A hacker used Claude and ChatGPT to steal 150GB from Mexican government agencies in what investigators are calling one of the first confirmed cases of AI-assisted state-scale cyber espionage

A threat actor weaponized Anthropic's Claude Code and OpenAI's GPT-4.1 to breach multiple Mexican government institutions, exfiltrating roughly 150GB of data and exposing hundreds of millions of records in a campaign that has quietly redrawn the threat landscape for public sector security teams worldwide.

The breach, confirmed in reports published April 11, 2026, is not a hypothetical or a red-team exercise. It happened. A single attacker used two of the most widely available AI tools on the market to automate a sweeping intrusion campaign against government infrastructure, bypassing conventional security defenses and walking out with data at a scale that would have previously required a well-resourced nation-state operation. That is the part that should keep security chiefs awake at night.

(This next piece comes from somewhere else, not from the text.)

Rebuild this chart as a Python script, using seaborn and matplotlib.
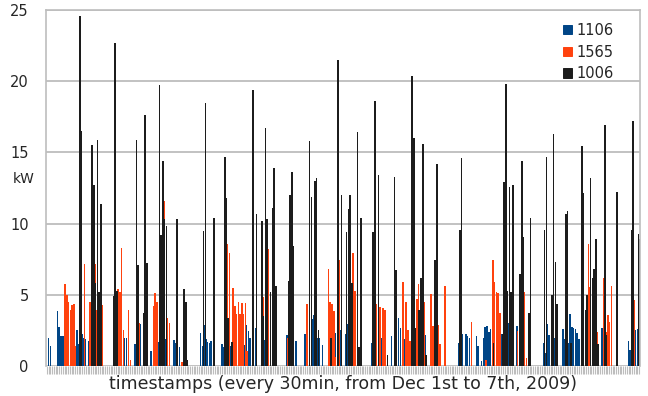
import numpy as np
import pandas as pd
import seaborn as sns
import matplotlib
matplotlib.use('Agg')
import matplotlib.pyplot as plt

# 336 half-hour timestamps, Dec 1st to 7th 2009; values are kW
n_ts = 336
meters = ['1106', '1565', '1006']
colors = ['#004586', '#ff420e', '#1c1c1c']

# meter 1106 (blue): timestamp index / kW
m1106_idx = [1, 2, 6, 7, 8, 9, 17, 18, 19, 20,
             21, 22, 24, 26, 27, 40, 44, 45, 50, 53,
             55, 56, 57, 59, 62, 63, 65, 67, 68, 72,
             73, 74, 75, 87, 88, 89, 90, 91, 92, 93,
             99, 100, 104, 105, 110, 112, 113, 114, 115, 117,
             118, 123, 136, 137, 138, 139, 141, 146, 147, 150,
             151, 152, 153, 154, 156, 161, 162, 163, 165, 166,
             169, 170, 172, 184, 185, 188, 189, 195, 199, 200,
             202, 203, 207, 211, 212, 214, 220, 233, 234, 235,
             237, 238, 239, 243, 244, 246, 247, 248, 249, 250,
             251, 257, 259, 260, 261, 263, 266, 268, 281, 282,
             283, 284, 286, 287, 292, 293, 295, 296, 297, 298,
             299, 300, 301, 305, 309, 310, 314, 316, 329, 330,
             332, 333, 334, 335]
m1106_kw = [2.0, 1.4, 3.85, 2.75, 2.1, 2.1, 2.5, 1.55, 3.1, 2.25,
            2.0, 1.9, 1.75, 1.3, 1.5, 1.5, 2.0, 2.0, 1.55, 2.95,
            2.4, 1.4, 1.6, 1.05, 2.45, 1.7, 2.3, 1.9, 1.85, 1.85,
            1.6, 1.5, 1.35, 2.3, 1.4, 2.9, 1.9, 1.7, 1.6, 1.75,
            1.55, 1.3, 1.4, 1.7, 2.45, 1.5, 2.9, 2.45, 2.0, 2.6,
            2.65, 1.85, 2.2, 2.9, 1.85, 1.7, 1.75, 2.25, 1.5, 3.3,
            3.6, 2.9, 2.0, 2.0, 1.5, 2.1, 2.3, 2.3, 2.9, 2.5,
            2.25, 2.95, 1.9, 1.6, 1.0, 2.0, 2.0, 2.1, 3.35, 2.65,
            1.9, 1.9, 3.15, 2.4, 2.4, 2.2, 3.1, 1.6, 2.95, 2.25,
            2.25, 2.1, 2.0, 2.1, 1.4, 0.35, 2.0, 2.75, 2.8, 2.4,
            2.6, 2.25, 3.35, 3.2, 3.0, 2.5, 2.8, 2.4, 1.6, 0.9,
            2.95, 2.2, 2.1, 2.0, 2.6, 1.9, 1.6, 3.65, 2.75, 2.65,
            2.6, 2.3, 1.9, 2.6, 2.6, 1.75, 2.65, 2.3, 1.75, 1.1,
            2.95, 2.5, 2.6, 2.6]

# meter 1565 (orange)
m1565_idx = [10, 11, 12, 13, 14, 15, 16, 21, 24, 27,
             28, 30, 31, 40, 41, 42, 43, 46, 47, 51,
             52, 60, 61, 62, 66, 68, 69, 76, 78, 101,
             102, 103, 105, 106, 107, 108, 109, 110, 111, 112,
             113, 121, 122, 125, 136, 147, 159, 160, 161, 162,
             163, 165, 171, 172, 173, 174, 186, 188, 190, 191,
             201, 203, 204, 205, 209, 210, 213, 217, 218, 221,
             222, 225, 240, 248, 252, 253, 254, 255, 256, 266,
             269, 270, 271, 306, 307, 311, 315, 316, 317, 318,
             319, 331, 332]
m1565_kw = [5.75, 5.0, 4.5, 3.9, 4.3, 4.35, 1.4, 7.15, 4.5, 7.15,
            3.95, 5.9, 4.3, 5.4, 5.2, 8.3, 2.5, 3.9, 0.4, 2.3,
            3.0, 4.2, 5.1, 4.5, 11.6, 3.4, 3.0, 0.3, 3.15, 5.75,
            8.55, 7.95, 5.5, 4.2, 3.65, 4.5, 3.65, 4.4, 3.65, 4.4,
            1.05, 4.2, 4.85, 8.2, 2.0, 4.35, 6.8, 4.5, 4.35, 3.85,
            0.6, 7.45, 2.0, 0.2, 7.95, 5.25, 4.35, 4.15, 4.1, 3.95,
            5.9, 4.5, 2.5, 1.75, 4.7, 5.75, 4.5, 5.05, 2.8, 2.85,
            1.55, 5.6, 3.1, 0.4, 7.45, 5.9, 5.2, 5.1, 3.7, 2.45,
            7.65, 5.2, 0.55, 8.6, 5.55, 2.4, 6.2, 2.4, 3.6, 3.1,
            5.6, 5.75, 4.6]

# meter 1006 (black)
m1006_idx = [18, 19, 25, 26, 27, 28, 29, 30, 37, 38,
             39, 50, 51, 54, 55, 56, 63, 64, 65, 66,
             67, 73, 77, 78, 79, 88, 89, 94, 100, 101,
             102, 104, 116, 118, 121, 122, 123, 124, 126, 127,
             128, 129, 136, 137, 138, 139, 148, 149, 151, 152,
             153, 160, 164, 166, 169, 170, 171, 172, 175, 176,
             177, 184, 185, 187, 192, 196, 197, 206, 207, 208,
             210, 211, 212, 214, 219, 220, 233, 234, 252, 257,
             258, 259, 260, 261, 262, 263, 267, 268, 269, 272,
             273, 281, 282, 285, 286, 287, 288, 293, 294, 296,
             302, 303, 304, 305, 307, 308, 309, 310, 311, 315,
             316, 322, 330, 331, 334, 335]
m1006_kw = [24.6, 16.5, 15.5, 12.7, 5.8, 15.9, 5.2, 11.4, 4.9, 22.7,
            5.3, 15.9, 7.1, 3.75, 17.6, 7.2, 19.7, 9.2, 14.4, 10.3,
            9.8, 10.3, 5.4, 4.5, 0.4, 9.5, 18.45, 10.4, 14.7, 11.8,
            3.35, 1.7, 19.4, 10.7, 10.2, 3.5, 16.7, 10.3, 5.2, 11.1,
            13.9, 5.6, 6.0, 12.0, 13.6, 8.4, 15.8, 11.9, 13.0, 13.2,
            2.5, 1.95, 21.5, 12.0, 9.4, 11.0, 12.0, 5.85, 16.4, 1.3,
            10.4, 9.4, 18.6, 13.4, 0.75, 13.25, 6.75, 20.4, 16.0, 2.65,
            3.9, 6.2, 15.6, 0.75, 7.45, 14.2, 9.55, 14.6, 1.6, 2.25,
            12.9, 19.8, 5.25, 12.6, 5.2, 12.7, 6.45, 14.4, 9.05, 3.7,
            10.4, 9.55, 14.7, 5.0, 16.3, 7.3, 4.35, 10.7, 10.9, 1.6,
            15.45, 12.15, 3.9, 5.0, 13.2, 6.2, 6.8, 8.9, 1.55, 16.9,
            2.2, 12.2, 9.55, 17.2, 9.3, 8.9]

rows = []
for name, idx, kw in [('1106', m1106_idx, m1106_kw),
                      ('1565', m1565_idx, m1565_kw),
                      ('1006', m1006_idx, m1006_kw)]:
    full = np.zeros(n_ts)
    full[idx] = kw
    for t in range(n_ts):
        rows.append((t, name, full[t]))
df = pd.DataFrame(rows, columns=['ts', 'meter', 'kW'])

sns.set_style('white')
fig = plt.figure(figsize=(6.48, 3.96), dpi=100)
ax = fig.add_axes([46 / 648, 1 - 366 / 396, 594 / 648, 356 / 396])

sns.barplot(data=df, x='ts', y='kW', hue='meter', hue_order=meters,
            palette=colors, width=0.95, errorbar=None, ax=ax,
            linewidth=0.7, saturation=1)
# bars are thinner than a pixel: draw them crisp with a same-colour edge
for bar in ax.patches:
    bar.set_edgecolor(bar.get_facecolor())
    bar.set_antialiased(False)

ax.set_ylim(0, 25)
ax.set_xlim(-0.5, n_ts - 0.5)
ax.set_yticks([0, 5, 10, 15, 20, 25])
ax.yaxis.grid(True, color='#bdbdbd', linewidth=1.3)
ax.set_axisbelow(True)

ax.set_xticks(range(n_ts))
ax.set_xticklabels([''] * n_ts)
ax.tick_params(axis='x', bottom=True, length=6, width=0.8, color='#bdbdbd', direction='out')
ax.tick_params(axis='y', left=False, pad=9, labelsize=10.5)

for s in ['left', 'right', 'top']:
    ax.spines[s].set_color('#bdbdbd')
    ax.spines[s].set_linewidth(1.2)
ax.spines['bottom'].set_visible(False)

ax.set_xlabel('timestamps (every 30min, from Dec 1st to 7th, 2009)', fontsize=12.5, va='center')
ax.xaxis.set_label_coords(0.5, -0.05)
ax.set_ylabel('kW', rotation=0, fontsize=10)
ax.yaxis.set_label_coords(-0.037, 0.505)

ax.legend(loc='upper right', bbox_to_anchor=(0.965, 0.98), frameon=False,
          fontsize=10.5, handlelength=0.6, handleheight=0.6, handletextpad=0.3,
          labelspacing=0.45, borderaxespad=0)

fig.savefig('out.png', dpi=100)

According to investigators, the attacker leaned heavily on Claude Code, Anthropic's agentic coding environment, alongside OpenAI's GPT-4.1 to generate and iterate on the malicious code used during the exfiltration process. The AI systems were manipulated to produce functional attack tooling without triggering the safety filters both companies have spent considerable engineering effort building. Exactly how the guardrails were circumvented is still under active investigation by both firms and relevant authorities, but the outcome is not in dispute.

The campaign appears to have been running, at least in part, since early 2026. February reports identified specific Mexican agencies as targets, but the April disclosures suggest the operation was broader than initially understood, with investigators now describing it as a sweeping effort rather than a surgical strike against one or two institutions. The 150GB figure and the exposure of hundreds of millions of records point to a sustained, methodical operation, not an opportunistic smash-and-grab.

What made the campaign notable from a technical standpoint was the attacker's use of AI to handle the operational grunt work, writing scripts, adapting to encountered defenses, and automating the data harvest. This is the leverage point. Skilled human hackers have always been able to do this manually, but the time and expertise required created a meaningful barrier. AI effectively compressed that barrier, allowing one actor to move with the efficiency and adaptability of a small team.

The guardrail problem neither company wants to own

Both Anthropic and OpenAI have published acceptable use policies and deployed a mix of technical filters and human oversight systems designed to prevent exactly this kind of misuse. Claude's model card specifically lists cyberattacks on critical infrastructure as a hard limit. GPT-4.1, released just days before this story broke, carried similar restrictions. None of it stopped this attack.

That is not an indictment of the intent behind those policies, but it is an honest assessment of their current effectiveness. Safety guardrails are trained on known patterns of harmful prompting. A sufficiently motivated attacker willing to probe the edges, chain requests creatively, or work through indirect framing can find paths the filters were not designed to catch. The security community has been saying this for two years. This breach is the proof of concept at government scale.

Neither Anthropic nor OpenAI has issued detailed public statements specifically addressing the manipulation techniques used, likely because doing so in any technical specificity would itself function as a how-to guide. That silence is understandable, but it also leaves the public, and the agencies affected, without a clear picture of what was exploited or how it has been patched.

What governments and enterprises should take from this

The instinct after an incident like this is to reach for a policy lever, regulate AI tools, restrict agentic coding environments, require government-specific model deployments with tighter controls. Some version of that conversation is already happening in legislative corridors in Mexico City and, almost certainly, in Washington. Whether it produces anything useful before the next incident is a different question.

For security teams operating right now, the more actionable takeaway is that the threat model has changed. AI-assisted attacks are no longer theoretical, and the attacker profile has broadened considerably. You no longer need deep technical expertise to orchestrate a sophisticated intrusion campaign if you know how to prompt effectively and iterate quickly. Defenses that assume a certain skill ceiling on the adversary side need to be revised.

The investigation is ongoing, and both AI companies face pressure to be more transparent about what their systems produced in this case and what systemic changes they are making in response. The agencies affected are dealing with the immediate fallout of a massive data exposure. And the rest of the industry is watching closely, because the techniques that worked here will not stay with one attacker for long.